Although I tended to agree with her, I didn’t want to say, “Right on, Hilda! Your son would probably be sent to hell.” I was again grateful for my theological training which taught me a second strategy: when you don’t know how to solve a theological problem, then let God solve it. So I said to Hilda, “Close your eyes. Imagine that you are sitting next to the judgment seat of God. Imagine also that your son has died with all these serious sins and without repenting. Your son has just arrived at the judgment seat of God. Squeeze my hand when you can imagine that.”

A few minutes later Hilda squeezed my hand. She described to me the entire judgment scene. Then I asked her, “Hilda, how does your son feel?” Hilda answered, “My son feels so lonely and empty.” I asked Hilda what she would do. She said, “I want to throw my arms around my son.” She lifted her arms and began to cry as she imagined herself holding her son tightly.

Finally, when she had stopped crying, I asked her to look into God’s eyes and watch what God wanted to do. God stepped down from the throne, and just as Hilda did, embraced Hilda’s son. And the three of them, Hilda, her son, and God, cried together and held one another.

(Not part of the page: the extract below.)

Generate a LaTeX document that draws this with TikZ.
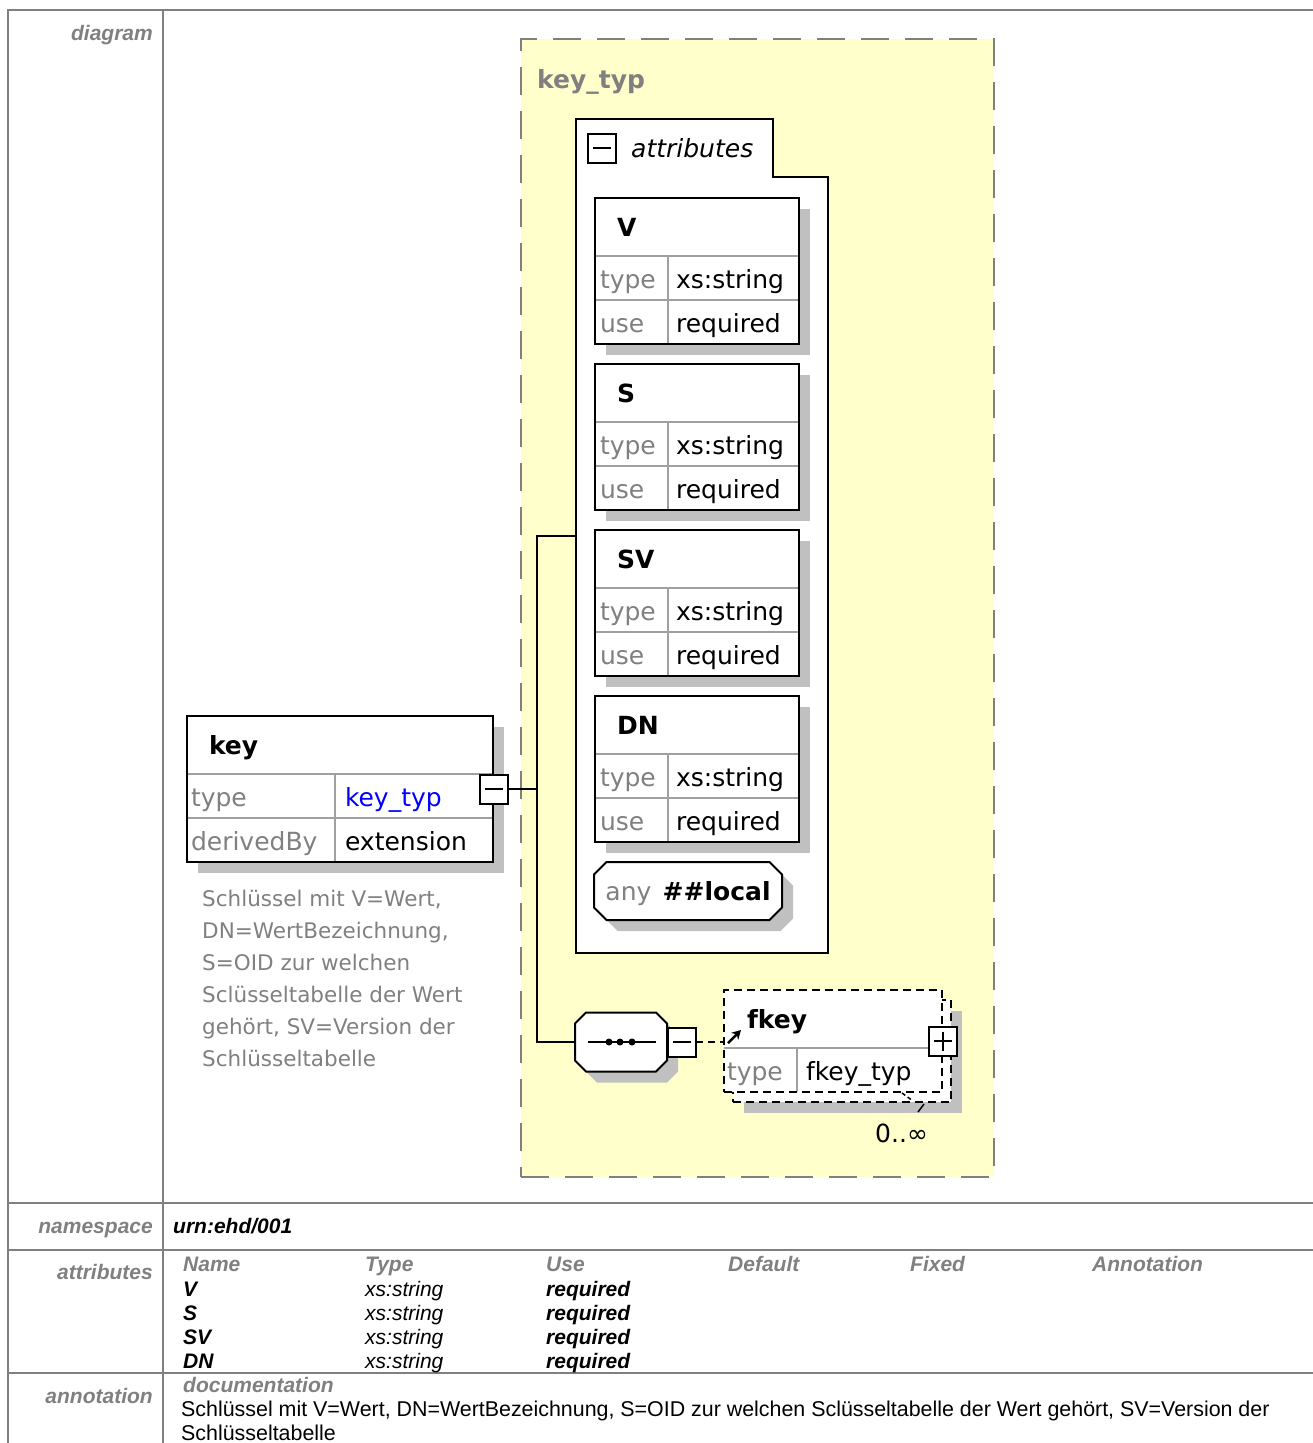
\documentclass[tikz,border=0pt]{standalone}
\usepackage{fontspec}
\setmainfont{Liberation Sans}
\newfontfamily\xsd{DejaVu Sans}
\usepackage{xcolor}
\usepackage{tikz}
\usetikzlibrary{arrows.meta, positioning, shapes.misc, fit, shadows}

\definecolor{rulegray}{HTML}{808080}
\definecolor{typyellow}{HTML}{FFFFCC}
\definecolor{shadowgray}{HTML}{C0C0C0}
\definecolor{cellline}{HTML}{A0A0A0}

\begin{document}
\begin{tikzpicture}[
    x=1pt, y=-1pt,
    rule/.style={draw=rulegray, line width=2pt},
    rowlab/.style={anchor=base east, inner sep=0pt, text=rulegray, font=\fontsize{21}{25}\selectfont\bfseries\itshape},
    colhead/.style={anchor=base west, inner sep=0pt, text=rulegray, font=\fontsize{21}{25}\selectfont\bfseries\itshape},
    cellbf/.style={anchor=base west, inner sep=0pt, font=\fontsize{21}{25}\selectfont\bfseries\itshape},
    cellit/.style={anchor=base west, inner sep=0pt, font=\fontsize{21}{25}\selectfont\itshape},
    plain/.style={anchor=base west, inner sep=0pt, font=\fontsize{21.4}{25}\selectfont},
    boxshadow/.style={drop shadow={shadow xshift=11pt, shadow yshift=-11pt, fill=shadowgray, opacity=1}},
    elhead/.style={draw=cellline, line width=1.5pt, fill=white, outer sep=0pt, minimum height=58pt, text height=18pt, text depth=0pt, align=left, font=\xsd\bfseries\fontsize{25}{30}\selectfont},
    ellab/.style={draw=cellline, line width=1.5pt, fill=white, outer sep=0pt, minimum height=44pt, text height=20pt, text depth=0pt, align=left, text=rulegray, font=\xsd\fontsize{25}{30}\selectfont},
    elval/.style={ellab, text=black},
    attrhead/.style={elhead, boxshadow, text width=160pt, inner xsep=22pt},
    attrlab/.style={ellab, boxshadow, text width=63pt, inner xsep=5pt},
    attrval/.style={elval, boxshadow, text width=115pt, inner xsep=8pt},
    elframe/.style={draw, line width=2pt, inner sep=0pt},
    togglebox/.style={draw, line width=2pt, fill=white, minimum width=28pt, minimum height=29pt, inner sep=0pt, outer sep=0pt},
    octo/.style={chamfered rectangle, chamfered rectangle xsep=11pt, draw, line width=2pt, fill=white, inner sep=0pt, boxshadow},
    link/.style={draw, line width=2pt},
    xsdtext/.style={inner sep=0pt, font=\xsd\fontsize{25}{30}\selectfont}
]
\useasboundingbox (0,0) rectangle (1313,1443);

% Table frame
\draw[rule] (8,1443) -- (8,10) -- (1313,10);
\draw[rule] (163,10) -- (163,1443);
\draw[rule] (8,1203) -- (1313,1203);
\draw[rule] (8,1250) -- (1313,1250);
\draw[rule] (8,1373) -- (1313,1373);

% Row labels
\node[rowlab] (lbldiagram) at (153,40) {diagram};
\node[rowlab] (lblns) at (153,1233) {namespace};
\node[rowlab] (lblattr) at (153,1279) {attributes};
\node[rowlab] (lblannot) at (153,1403) {annotation};

% Namespace
\node[cellbf] (nsval) at (173,1233) {urn:ehd/001};

% Attribute table
\node[colhead] (hname) at (183,1271) {Name};
\node[colhead] (htype) at (365,1271) {Type};
\node[colhead] (huse) at (546,1271) {Use};
\node[colhead] (hdefault) at (728,1271) {Default};
\node[colhead] (hfixed) at (910,1271) {Fixed};
\node[colhead] (hannot) at (1092,1271) {Annotation};
\node[cellbf] (rv) at (183,1296) {V};
\node[cellit] (rvtype) at (365,1296) {xs:string};
\node[cellbf] (rvuse) at (546,1296) {required};
\node[cellbf] (rs) at (183,1320) {S};
\node[cellit] (rstype) at (365,1320) {xs:string};
\node[cellbf] (rsuse) at (546,1320) {required};
\node[cellbf] (rsv) at (183,1344) {SV};
\node[cellit] (rsvtype) at (365,1344) {xs:string};
\node[cellbf] (rsvuse) at (546,1344) {required};
\node[cellbf] (rdn) at (183,1368) {DN};
\node[cellit] (rdntype) at (365,1368) {xs:string};
\node[cellbf] (rdnuse) at (546,1368) {required};

% Annotation
\node[colhead] (hdoc) at (183,1392) {documentation};
\node[plain] (doc1) at (181,1416) {Schlüssel mit V=Wert, DN=WertBezeichnung, S=OID zur welchen Sclüsseltabelle der Wert gehört, SV=Version der};
\node[plain] (doc2) at (181,1440) {Schlüsseltabelle};

% Complex type key_typ
\node[draw=rulegray, line width=2pt, dash pattern=on 28pt off 16pt, fill=typyellow, anchor=north west, minimum width=473pt, minimum height=1138pt, inner sep=0pt] (keytyp) at (520,38) {};
\node[xsdtext, anchor=base west, text=rulegray, font=\xsd\bfseries\fontsize{25}{30}\selectfont] (typtitle) at (537,88) {key\_typ};

% Attribute group
\draw[line width=2pt, fill=white] (576,119) -- (773,119) -- (773,177) -- (828,177) -- (828,953) -- (576,953) -- cycle;
\coordinate (attrin) at (576,536);
\node[togglebox] (attrminus) at (602,148) {};
\draw[line width=2pt] ([xshift=5pt]attrminus.west) -- ([xshift=-5pt]attrminus.east);
\node[xsdtext, anchor=base west, font=\xsd\itshape\fontsize{25}{30}\selectfont] (attrtitle) at (631,157) {attributes};

% Attribute V
\node[attrhead, anchor=north west] (vname) at (595,198) {V};
\node[attrlab, below=0pt of vname.south west, anchor=north west] (vtype) {type};
\node[attrval, right=0pt of vtype] (vtypeval) {xs:string};
\node[attrlab, below=0pt of vtype] (vuse) {use};
\node[attrval, right=0pt of vuse] (vuseval) {required};
\node[elframe, fit=(vname)(vuseval)] (vbox) {};

% Attribute S
\node[attrhead, anchor=north west] (sname) at (595,364) {S};
\node[attrlab, below=0pt of sname.south west, anchor=north west] (stype) {type};
\node[attrval, right=0pt of stype] (stypeval) {xs:string};
\node[attrlab, below=0pt of stype] (suse) {use};
\node[attrval, right=0pt of suse] (suseval) {required};
\node[elframe, fit=(sname)(suseval)] (sbox) {};

% Attribute SV
\node[attrhead, anchor=north west] (svname) at (595,530) {SV};
\node[attrlab, below=0pt of svname.south west, anchor=north west] (svtype) {type};
\node[attrval, right=0pt of svtype] (svtypeval) {xs:string};
\node[attrlab, below=0pt of svtype] (svuse) {use};
\node[attrval, right=0pt of svuse] (svuseval) {required};
\node[elframe, fit=(svname)(svuseval)] (svbox) {};

% Attribute DN
\node[attrhead, anchor=north west] (dnname) at (595,696) {DN};
\node[attrlab, below=0pt of dnname.south west, anchor=north west] (dntype) {type};
\node[attrval, right=0pt of dntype] (dntypeval) {xs:string};
\node[attrlab, below=0pt of dntype] (dnuse) {use};
\node[attrval, right=0pt of dnuse] (dnuseval) {required};
\node[elframe, fit=(dnname)(dnuseval)] (dnbox) {};

% Wildcard
\node[octo, minimum width=188pt, minimum height=58pt, text height=18pt, text depth=0pt, font=\xsd\fontsize{25}{30}\selectfont] (anyattr) at (688,891) {\textcolor{rulegray}{any}\hspace{0.45em}\textbf{\#\#local}};

% Element key
\node[elhead, boxshadow, anchor=north west, text width=262pt, inner xsep=22pt] (keyname) at (187,716) {key};
\node[ellab, boxshadow, below=0pt of keyname.south west, anchor=north west, text width=140pt, inner xsep=4pt] (keytype) {type};
\node[elval, boxshadow, right=0pt of keytype, text width=138pt, inner xsep=10pt, text=blue] (keytypeval) {key\_typ};
\node[ellab, boxshadow, below=0pt of keytype, text width=140pt, inner xsep=4pt] (keyderiv) {derivedBy};
\node[elval, boxshadow, right=0pt of keyderiv, text width=138pt, inner xsep=10pt] (keyderivval) {extension};
\node[elframe, fit=(keyname)(keyderivval)] (keybox) {};
\node[togglebox] (keyminus) at (keybox.east) {};
\draw[line width=2pt] ([xshift=5pt]keyminus.west) -- ([xshift=-5pt]keyminus.east);
\node[xsdtext, anchor=north west, align=left, text=rulegray, font=\xsd\fontsize{21.5}{32}\selectfont] (keydoc) at (202,890) {Schlüssel mit V=Wert,\\DN=WertBezeichnung,\\S=OID zur welchen\\Sclüsseltabelle der Wert\\gehört, SV=Version der\\Schlüsseltabelle};

% Sequence
\node[octo, minimum width=92pt, minimum height=59pt, text height=37pt, text depth=0pt] (seq) at (621,1042) {\hspace{70pt}};
\draw[line width=2pt] ([xshift=14pt]seq.west) -- ([xshift=-12pt]seq.east);
\fill ([xshift=-12pt]seq.center) circle (3.5pt);
\fill ([xshift=-1pt]seq.center) circle (3.5pt);
\fill ([xshift=11pt]seq.center) circle (3.5pt);
\node[togglebox, anchor=west] (seqminus) at (seq.east) {};
\draw[line width=2pt] ([xshift=5pt]seqminus.west) -- ([xshift=-5pt]seqminus.east);

% Element fkey (0..unbounded)
\node[draw, line width=2pt, dash pattern=on 8pt off 5pt, fill=white, boxshadow, anchor=north west, minimum width=218pt, minimum height=102pt, inner sep=0pt] (fkeystack) at (732,999) {};
\node[elhead, draw=none, anchor=north west, text width=172pt, inner xsep=23pt] (fkeyname) at (724,990) {fkey};
\node[ellab, draw=none, below=0pt of fkeyname.south west, anchor=north west, text width=67pt, inner xsep=3pt] (fkeytype) {type};
\node[elval, draw=none, right=0pt of fkeytype, text width=127pt, inner xsep=9pt] (fkeytypeval) {fkey\_typ};
\draw[draw=cellline, line width=1.5pt] (fkeyname.south west) -- (fkeyname.south east);
\draw[draw=cellline, line width=1.5pt] (fkeytype.north east) -- (fkeytype.south east);
\node[elframe, dash pattern=on 8pt off 5pt, fit=(fkeyname)(fkeytypeval)] (fkeybox) {};
\node[togglebox] (fkeyplus) at (fkeybox.east) {};
\draw[line width=2pt] ([xshift=5pt]fkeyplus.west) -- ([xshift=-5pt]fkeyplus.east);
\draw[line width=2pt] ([yshift=-5pt]fkeyplus.north) -- ([yshift=5pt]fkeyplus.south);
\draw[line width=2.5pt, -{Stealth[length=9pt, width=10pt]}] ([xshift=5pt, yshift=-2pt]fkeybox.west) -- ++(13,-13);
\draw[line width=1.5pt, dash pattern=on 4pt off 3pt] (902,1093) -- (913,1101);
\draw[line width=1.5pt] (924,1104) -- (918,1112);
\node[xsdtext, anchor=base west] (fkeyocc) at (875,1142) {0..∞};

% Connectors
\coordinate (fork) at (537,789);
\draw[link] (keyminus.east) -- (fork);
\draw[link] (attrin) -| (fork) |- (seq.west);
\draw[link, dash pattern=on 7pt off 5pt] (seqminus.east) -- (seqminus.east -| fkeybox.west);

\end{tikzpicture}
\end{document}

I was stunned. What Hilda taught me in those few minutes is the bottom line of healthy Christian spirituality: God loves us at least as much as the person who loves us the most.

Will we ever find Judas? Will he ever sit again at his place? Only God knows. But we have reason to hope. Despite what all the other passages in the New Testament say, we can hope if for no other reason because of the promise in today’s second lesson in Revelation 21. Some day, one day, when the New Jerusalem comes down out of heaven decked out like a bride approaching her breathless husband, God will set out a great marriage feast. God will throw the party to end all parties at which God will wipe away every tear. Then will end all mourning — no more tears, no more pain.

Will Judas be present? Dare we hope that? I suspect we can. He will sit amongst all the rest of us who bear the scars of our own treachery beneath our white robes. For so long as Judas remains out there in the night, wandering alone or swinging lifeless in the breeze, there will be tears and aching in the community where his place is still set at the table, but where he does not sit. When he has been found, then I know that I, too, shall have been found, and forgiven, and loved.

The banquet is set before us. We remember once more that night of the new commandment, but also we look ahead to the day of its fulfillment. Let us celebrate the joy we have in sitting together as family, reconciled to each other, having lost ourselves but having also found ourselves in each other, and living in hope while waiting for the day when every place at our table will be filled. And let the people say, Amen.

Paul J. Nuechterlein
Delivered at Emmanuel Lutheran,
Racine, WI, May 10, 1998


1. Much of this sermon is based on, and taken from, “Proclaiming a Crucified Eschaton,” by Frederick Niedner (Institute for Liturgical Studies, Valparaiso University, copyright 1998), pp. 10-14.

2. Good Goats: Healing Our Image of God, by Dennis, Sheila, & Matthew Linn [Mahwah, NJ: Paulist Press, 1994], pages 8-11.